Hormone therapy alone for early-stage, low-grade endometrial carcinoma arising in young women has been reported occasionally in case reports or small series. However, a comprehensive guideline for selection, treatment, and follow-up is not available as yet.

METHODS

In the current study, the authors' evaluated the outcome of a cohort of young women with clinically diagnosed endometrial adenocarcinoma Stage IA, Grade 1 who were selected for fertility-preserving treatment by stringent staging procedures and treated in a standard protocol using combinations of megestrol acetate, tamoxifen, and gonadotropin-releasing hormone analog (GnRHa).

RESULTS

Nine eligible patients were treated between 1991 and 1999. The median age of the patients was 32 years (range, 30–39 years). Of the 9 patients, 8 (88.9%) achieved complete remission after hormone therapy. Four patients had ever conceived (two patients had three term pregnancies and underwent consolidation hysterectomy after completion of family planning).

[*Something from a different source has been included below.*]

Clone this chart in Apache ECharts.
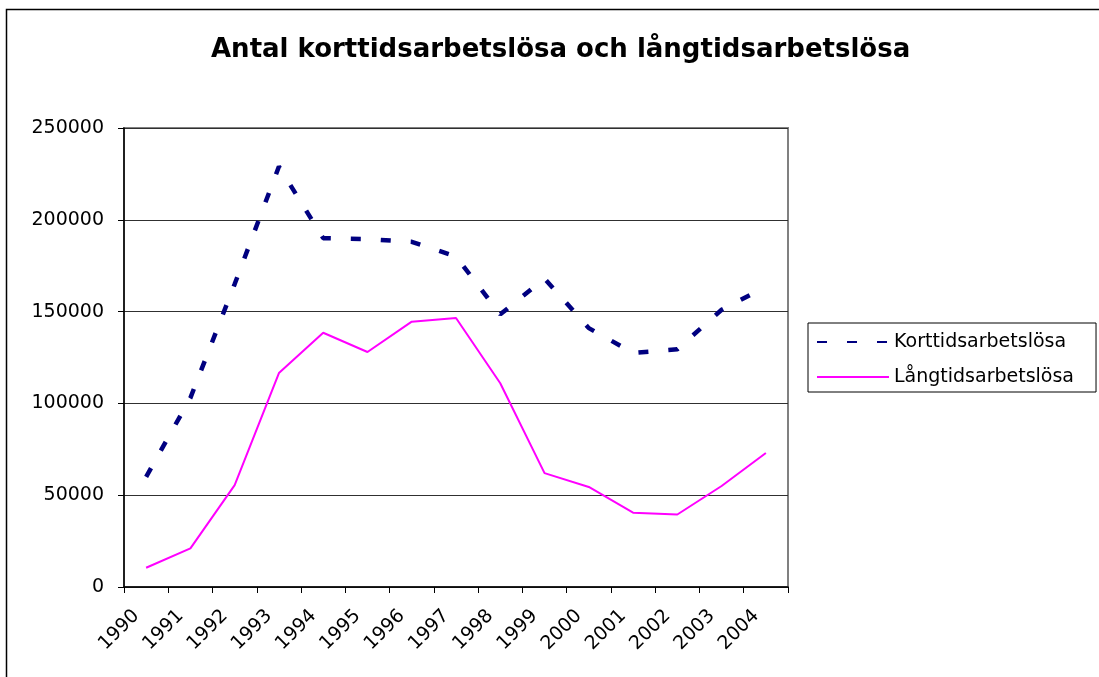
<!DOCTYPE html>
<html>
<head>
<meta charset="utf-8">
<script src="https://cdn.jsdelivr.net/npm/echarts@6/dist/echarts.min.js"></script>
<style>
  html, body { margin: 0; padding: 0; background: #fff; }
  #chart { width: 1099px; height: 677px; }
</style>
</head>
<body>
<div id="chart"></div>
<script>
const years = ['1990', '1991', '1992', '1993', '1994', '1995', '1996', '1997',
  '1998', '1999', '2000', '2001', '2002', '2003', '2004'];
const korttids = [60000, 103000, 165000, 229000, 190000, 189500, 188000, 180000,
  148500, 168000, 141000, 127500, 129500, 151000, 163500];
const langtids = [10500, 21000, 55500, 116500, 138500, 128000, 144500, 146500,
  111000, 62000, 54500, 40500, 39500, 55000, 73000];
const yTicks = { min: 0, max: 250000, step: 50000 };

const font = 'DejaVu Sans';
const chart = echarts.init(document.getElementById('chart'));

chart.setOption({
  animation: false,
  backgroundColor: '#fff',
  textStyle: { fontFamily: font, color: '#000' },
  title: {
    text: 'Antal korttidsarbetslösa och långtidsarbetslösa',
    left: 211,
    top: 37,
    padding: 0,
    textStyle: { fontFamily: font, fontSize: 26, fontWeight: 'bold', color: '#000' },
  },
  graphic: [
    {
      type: 'rect',
      shape: { x: 6.5, y: 9.5, width: 1200, height: 800 },
      style: { fill: 'none', stroke: '#000', lineWidth: 1.5 },
      silent: true,
      z: -10,
    },
  ],
  legend: {
    orient: 'vertical',
    left: 808,
    top: 323,
    padding: [9, 22, 5, 8],
    itemWidth: 72,
    itemHeight: 20,
    itemGap: 15,
    borderColor: '#000',
    borderWidth: 1,
    itemStyle: { opacity: 0 },
    textStyle: { fontFamily: font, fontSize: 19, color: '#000', lineHeight: 20 },
    data: ['Korttidsarbetslösa', 'Långtidsarbetslösa'],
  },
  grid: {
    left: 124,
    right: 311,
    top: 128,
    bottom: 90,
    show: true,
    borderColor: '#808080',
    borderWidth: 2,
    containLabel: false,
  },
  xAxis: {
    type: 'category',
    data: years,
    boundaryGap: true,
    axisLine: { lineStyle: { color: '#000', width: 1.5 } },
    axisTick: { show: true, interval: 0, length: 6, lineStyle: { color: '#000' } },
    axisLabel: {
      interval: 0,
      rotate: 45,
      margin: 16,
      padding: [0, 14, 0, 0],
      fontFamily: font,
      fontSize: 19,
      color: '#000',
    },
    splitLine: { show: false },
  },
  yAxis: {
    type: 'value',
    min: yTicks.min,
    max: yTicks.max,
    interval: yTicks.step,
    axisLine: { show: true, lineStyle: { color: '#000', width: 1.5 } },
    axisTick: { show: true, length: 6, lineStyle: { color: '#000' } },
    axisLabel: {
      margin: 20,
      fontFamily: font,
      fontSize: 19,
      color: '#000',
      formatter: (v) => String(v),
    },
    splitLine: { show: true, lineStyle: { color: '#303030', width: 1 } },
  },
  series: [
    {
      name: 'Korttidsarbetslösa',
      type: 'line',
      data: korttids,
      symbol: 'none',
      color: '#000080',
      lineStyle: { color: '#000080', width: 4.5, type: [10, 20], cap: 'butt' },
      z: 3,
    },
    {
      name: 'Långtidsarbetslösa',
      type: 'line',
      data: langtids,
      symbol: 'none',
      color: '#FF00FF',
      lineStyle: { color: '#FF00FF', width: 2 },
      z: 2,
    },
  ],
});
</script>
</body>
</html>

Only one patient underwent hysterectomy for failure to respond, whose tumor was estrogen receptor (ER)/progesterone receptor (PgR) positive by immunostaining but negative by ligand-binding method. Another patient, whose tumor was ER negative/PgR positive, had residual carcinoma on the first assessment and achieved complete remission after replacement of tamoxifen with a GnRHa. Four responders later developed recurrent endometrial carcinoma. One underwent immediate hysterectomy. Two were successfully re-treated with hormone therapy, but the other did not respond and underwent hysterectomy. All nine patients have been alive without evidence of disease 25–113 (median, 69) months from initial diagnosis.

CONCLUSIONS

The treatment strategy described in the current study is feasible. A larger multicenter trial of fertility-preserving treatment is warranted for nulliparous young patients with well selected Stage I, Grade 1, endometrial adenocarcinoma. Cancer 2002;94:2192–8. © 2002 American Cancer Society.